I fear that too often we remain trapped in our little bubbles, not conscious of how each of our movements influences the mood of those around us. Of course it's impossible to get out of our heads and into another's, but we do exist in the same space, like it or not. We sometimes forget that.
Whenever I have a big conference-type meeting with other teachers, or new teachers, I like to look around the room, scope out whose who, imagine what they're like and why they're here, and I'm also doing it to covertly scope out and see how many other people are looking around the room. Too often, not many people are. They're focused on themselves. What's in front of them.
Which is fine, of course. We have to look after ourselves first. But every room we enter is changed by our entrance, like it or not.
Sometimes it's good to remember that, if only to ensure that the energy we bring is equal to the space that needs to be filled.
I was talking with a fellow teacher the other day, a Brit who's into Aikido, the Japanese martial art that is purely defensive -- disarming an opponent who attacks you, rather than initiating any conflict. (Steven Seagal is the most famous western practictioner; he resided in Japan for fifteen years, was the first westerner to operate an Aikido dojo, and, aside from his terrible movies, is actually very respected for his aikido skills.) Aikido is also about controlling the energy of a situation, harnessing what your opponent is offering and what you are accepting, or rejecting, on his behalf.
Teaching's the same. It's all energy. You have thirty different, unique, complex, individuals, each of them nervous, or confident, or bored, or tired out of their fucking minds. As a teacher, they're looking to you -- or not looking to you, as the case so often is -- to tell them what to do.
It took me a long, long time to get comfortable doing this. Probably five years, I'd say, which is no exaggeration. I'm perfectly content to sit by myself and read in a room for days on end, so having to deal with four groups of thirty students per day takes some getting used to. You have to figure out what works and what doesn't, what's funny and what's not, when discipline is required and when levity is allowed.
Only recently have I truly thought about the fact that everything I say is heard by students through a filter. English is not their first language; inevitably, they're not picking up everything I say. An auditory gauze separates us, so there can never be the natural fluidity of thought and diction that occurs when native speakers of the same language stop and chill and shoot the shit. I've learned to pace myself as I speak; I speak clearly, and I pause, briefly, after each sentence. If I don't, their brains don't have time to hear that slight and subtle click that indicates they've understood what I've said, and are ready to move on and comprehend the next thought. I speak with an intent to be understood, which is rarely, if ever, the case in real life.

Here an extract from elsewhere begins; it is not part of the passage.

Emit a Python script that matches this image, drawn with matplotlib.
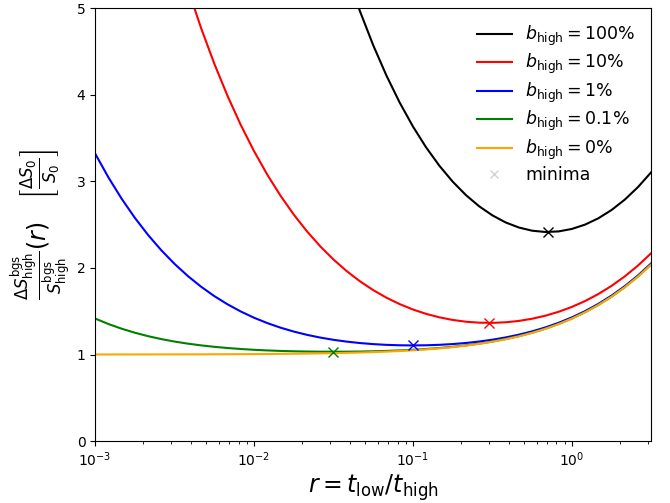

Usually, we speak without thinking, not worrying about what comes out.
But speaking is not the only means by which we communicate. If teaching has taught me anything, it's that we can, and do, and probably should be cognizant of how our entrances and exits affect the mood of a room. The tempo of a place. The energy of a situation. If I come into class glum, with my shoulders slouched, my head resting on my chin, the class can sense it, feel it, disdain it. If I'm smiling, snapping my fingers, clapping my hands together, the mood shifts; a light ignites; a space is filled.
I fear that too often we remain trapped in our little bubbles, not conscious of how each of our movements influences the mood of those around us. Of course it's impossible to get out of our heads and into another's, but we do exist in the same space, like it or not. We sometimes forget that.
Whenever I have a big conference-type meeting with other teachers, or new teachers, I like to look around the room, scope out whose who, imagine what they're like and why they're here, and I'm also doing it to covertly scope out and see how many other people are looking around the room. Too often, not many people are. They're focused on themselves. What's in front of them.
Which is fine, of course. We have to look after ourselves first. But every room we enter is changed by our entrance, like it or not.
Sometimes it's good to remember that, if only to ensure that the energy we bring is equal to the space that needs to be filled.
Sunday, May 04, 2008
SOMEPLACE FAMILIAR
Take Poland, for example. I know nothing of Poland. A few Polack jokes, a little bit involving World War II, but other than that, zip. How can this be? How can an entire country exist as an empty space between my ears? Same goes for Latvia. Can't tell you squat. This scares me. There are entire countries, millions of people, that remain mere letters on a page in my consciousness. Black ink on white. Blips on a computer screen. I have no connection to them; they have no link to me. Their roads are untouched by my dirty boots. But I was raised in Canada, and I've lived in Japan, Cambodia and the Philippines, and sometimes I think about the rooms that I've lived in. Literally, the rooms. The beds I've slept in. The stairs I've climbed up, then down, then up again. When I think of those places, I think of those rooms. It puts things in context. I can think: I've been there. I've touched that earth. It's abstract no longer. I can localize these places within myself. And sometimes I wish that I could walk the entire globe, every country, every city, every town, every village, every valley, every street. Is that possible? I know the world is vast and a journey such as this would take a lifetime, yes, but there are worse ways to spend a life, I think. At least then I would be able to look at a globe, or stare at a map, and think that there's nothing on this planet that is foreign to me. I can think: I have been down every path, at least once. My boots have dirtied every road there ever is. I've slept in each place. I've showered under every waterfall. I've breathed the same air in multiple points of contact. Every news story would affect me in a personal way, because I'd been there, and done that. Nothing would be foreign. Then I could finally rest my weary legs content with the knowledge that I have been everywhere there is to be. Alien no longer, the world would be. I could step out my front door and know that if I turned either left or right, someplace familiar would be out there, almost waiting for me, wondering where I'd been, and what took me so long to come back.